I’ve been worried for a while that law firms are gradually exiting the business of new lawyer development, with potentially disastrous results for the lawyer pipeline. The growing uptake of AI to carry out entry-level work, plus serious generational tension between senior and junior lawyers, make it more likely that law firms, when balancing the pros and cons of opposing a vengeful autocrat, might decide to discount “what the associates think.”
But tomorrow’s partners have to come from somewhere. If every firm adopts a position of “We’ll laterally recruit other firms’ senior associates,” an unpleasant surprise will await them someday in the Commons. But there’s more at stake here even than that.

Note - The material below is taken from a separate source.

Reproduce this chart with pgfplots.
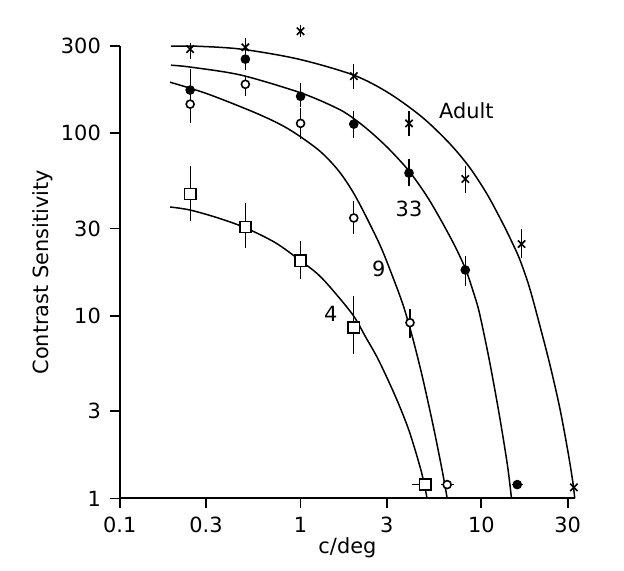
\documentclass[border=0pt]{standalone}
\usepackage{pgfplots}
\pgfplotsset{compat=1.18}
\usepackage{pgfplotstable}
\usepackage{fontspec}
\setmainfont{DejaVu Sans}
\usetikzlibrary{calc}

% Measured sensitivities: x  y  x-err(+) x-err(-) y-err(+) y-err(-)
\pgfplotstableread{
x     y     xp    xm    yp    ym
0.245 288   0     0     22    34
0.495 295   0     0     35    21
1.0   361   0     0     28    26
1.97  205   0     0     33    31
3.98  113   0     0     19    16.7
8.15  56.1  0     0     10    9.1
16.7  24.7  0     0     5.2   4.0
32.5  1.15  0     0     0     0
}\adult
\pgfplotstableread{
x     y     xp    xm    yp    ym
0.245 172   0     0     52    31
0.495 254   0     0     27    33
1.0   159   0     0     29    20
1.97  112   0     0     20    18
3.98  60.4  0     0     11.7  9.1
8.15  17.8  0     0     3.5   3.2
15.8  1.19  1.3   1.1   0     0
}\wkthirtythree
\pgfplotstableread{
x     y     xp    xm    yp    ym
0.245 144   0     0     37    31
0.495 185   0     0     20    26
1.0   113   0     0     24    20
1.97  34.3  0     0     8.2   6.2
4.03  9.16  0     0     1.74  1.57
6.47  1.19  0.61  0.47  0     0
}\wknine
\pgfplotstableread{
x     y     xp    xm    yp    ym
0.245 46.4  0     0     19.7  13.4
0.495 30.6  0     0     10.8  7.1
1.0   20.0  0     0     5.7   4.1
1.97  8.6   0     0     4.3   2.4
4.89  1.19  0.38  0.75  0     0
}\wkfour

\begin{document}
\begin{tikzpicture}
\begin{axis}[
  name=ax,
  scale only axis,
  width=228bp, height=226.6bp,
  xmode=log, ymode=log,
  xmin=0.1, xmax=33, ymin=1, ymax=300,
  axis x line*=bottom, axis y line*=left,
  axis line style={-, line width=1bp},
  clip=false,
  xtick={0.1,0.3,1,3,10,30}, xticklabels={0.1,0.3,1,3,10,30},
  ytick={1,3,10,30,100,300}, yticklabels={1,3,10,30,100,300},
  minor xtick={}, minor ytick={},
  tick align=outside, major tick length=5bp,
  tick style={line width=0.9bp, black},
  ticklabel style={font=\fontsize{10.5}{12}\selectfont},
  xticklabel style={yshift=-1bp},
  yticklabel style={xshift=-1bp},
  xlabel={c/deg}, ylabel={Contrast Sensitivity},
  label style={font=\fontsize{10.5}{12}\selectfont},
  xlabel style={at={(axis description cs:0.5,-0.108)}, anchor=center},
  ylabel style={at={(axis description cs:-0.169,0.5)}, anchor=center},
  every axis plot/.append style={black},
  error bars/error bar style={line width=0.6bp, black},
]
% fitted curves
\addplot[line width=0.75bp, smooth] coordinates {
  (0.192,299) (0.264,299) (0.470,288) (0.975,254) (1.970,207.5) (3.083,165.4)
  (4.701,122.3) (6.640,88.2) (8.577,65.2) (10.66,47.0) (12.59,34.75) (14.31,27.0)
  (16.26,20.5) (18.48,14.22) (21.0,8.93) (23.87,5.47) (27.13,3.14) (30.05,1.83)
  (32.03,1.239) (32.86,1.0)};
\addplot[line width=0.75bp, smooth] coordinates {
  (0.192,235.3) (0.248,229.5) (0.470,207.5) (1.013,165.4) (1.626,135.3) (2.021,117.8)
  (2.480,100) (3.083,81.8) (3.981,62.0) (4.948,45.8) (5.843,34.75) (6.902,25.7)
  (7.548,21.5) (8.254,17.6) (9.028,13.5) (9.747,10.4) (11.08,5.68) (12.59,2.84)
  (13.95,1.514) (14.68,1.0)};
\addplot[line width=0.75bp, smooth] coordinates {
  (0.1896,189.9) (0.3083,163.4) (0.5843,127.0) (0.858,105.2) (1.259,80.7)
  (1.626,62.0) (2.021,44.7) (2.712,25.1) (3.203,16.75) (3.687,11.48)
  (4.137,7.78) (4.701,4.70) (5.412,2.506) (6.072,1.422) (6.473,1.0)};
\addplot[line width=0.75bp, smooth] coordinates {
  (0.19,39.4) (0.245,37.9) (0.35,34.3) (0.495,30.3) (0.726,25.1) (1.0,20.0)
  (1.31,16.1) (1.92,10.3) (2.30,7.59) (2.71,5.68) (3.37,3.56) (3.98,2.35)
  (4.64,1.42) (5.01,1.0)};
% data with error bars
\addplot[only marks, mark=x, mark size=2.6bp, mark options={line width=0.8bp},
  error bars/.cd, y dir=both, y explicit, x dir=both, x explicit, error mark=none]
  table[x=x, y=y, x error plus=xp, x error minus=xm, y error plus=yp, y error minus=ym] {\adult};
\addplot[only marks, mark=*, mark size=2.2bp, mark options={fill=black},
  error bars/.cd, y dir=both, y explicit, x dir=both, x explicit, error mark=none]
  table[x=x, y=y, x error plus=xp, x error minus=xm, y error plus=yp, y error minus=ym] {\wkthirtythree};
\addplot[only marks, mark=*, mark size=2bp, mark options={fill=white, line width=0.8bp},
  error bars/.cd, y dir=both, y explicit, x dir=both, x explicit, error mark=none]
  table[x=x, y=y, x error plus=xp, x error minus=xm, y error plus=yp, y error minus=ym] {\wknine};
\addplot[only marks, mark=square*, mark size=2.8bp, mark options={fill=white, line width=0.8bp},
  error bars/.cd, y dir=both, y explicit, x dir=both, x explicit, error mark=none]
  table[x=x, y=y, x error plus=xp, x error minus=xm, y error plus=yp, y error minus=ym] {\wkfour};
% curve labels
\node[font=\fontsize{10.5}{12}\selectfont] at (axis cs:8.26,132) {Adult};
\node[font=\fontsize{10.5}{12}\selectfont] at (axis cs:3.98,38.4) {33};
\node[font=\fontsize{10.5}{12}\selectfont] at (axis cs:2.71,18.1) {9};
\node[font=\fontsize{10.5}{12}\selectfont] at (axis cs:1.47,10.3) {4};
\end{axis}
\pgfresetboundingbox
\useasboundingbox ($(ax.south west)+(-60bp,-36bp)$) rectangle ($(ax.north east)+(24.5bp,23bp)$);
\end{tikzpicture}
\end{document}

Large law firms have pulled off the remarkable trick of making their brutalizing, all-consuming entry-level positions the most desirable destination for new law graduates. Many young lawyers aspire to work in BigLaw. They’d be proud to work there. They’ve considered it the crown jewel of employment, the top of the Lawyer Hierarchy, and they’ve fallen over themselves trying to secure positions there.
Yes, they’re attracted to the money, especially when they’re so deep in debt. But when you read the resignation letters of Rachel Cohen and Brenna Trout Frey, you can feel the disappointment. They expected better. They believed they were working for great law firms whose prestigious histories underlined their commitment to high ideals. They (and many others) are now telling everyone who will listen, including thousands of law students, not to buy anything BigLaw is selling them.
The story of Donald Trump vs. BigLaw isn’t written yet. There’s still time for the richest and most prestigious law firms in the United States to pull this one out of the fire. But if they don’t, then we might look back on these past few weeks as marking, among other things, the end of the positive relationship between large law firms and new lawyers, one that has delivered extraordinary benefits to those firms for many years. A lot of scales are falling from a lot of eyes right now.
In an email sent to his colleagues following the settlement last week, the executive partner of Skadden Arps concluded: “This agreement does not change who we are.” More than a few law students out there, reading that line, might be thinking, “You’re right — this is exactly who you are.”
Let’s put that number in some context. In 2023, the 200 most profitable law firms in the United States performed five million hours of pro bono work. Using a generous estimate of the Taproot Foundation’s 2024 pro bono billing rates, that’s nearly $2 billion in pro bono work performed by the entire AmLaw 200. Skadden Arps has pledged nearly 5% of that total to Donald Trump, at his complete discretion. Throw in Paul Weiss’s payout, and the total tribute approaches 7.5%.
Think about what $140 million in pro bono services from two of the world’s most prestigious law firms might have accomplished, had it been directed to people in actual need. I’ll bet the young lawyers at these firms already have.
Great post, Jordan. At this moment, the conflict between the practice/rule of law and the business of law has taken center stage. Hopefully, we, as an industry ecosystem, will take a deeper look at this.
As usual, insightful, articulate, and spot on. We are watching Big Law live its values right out loud. The damage of the decisions being made (which are not nearly as altruistic or lofty as some would try to sell us) will be evident at some point. For now, those associates are living THEIR values and it’s beautiful.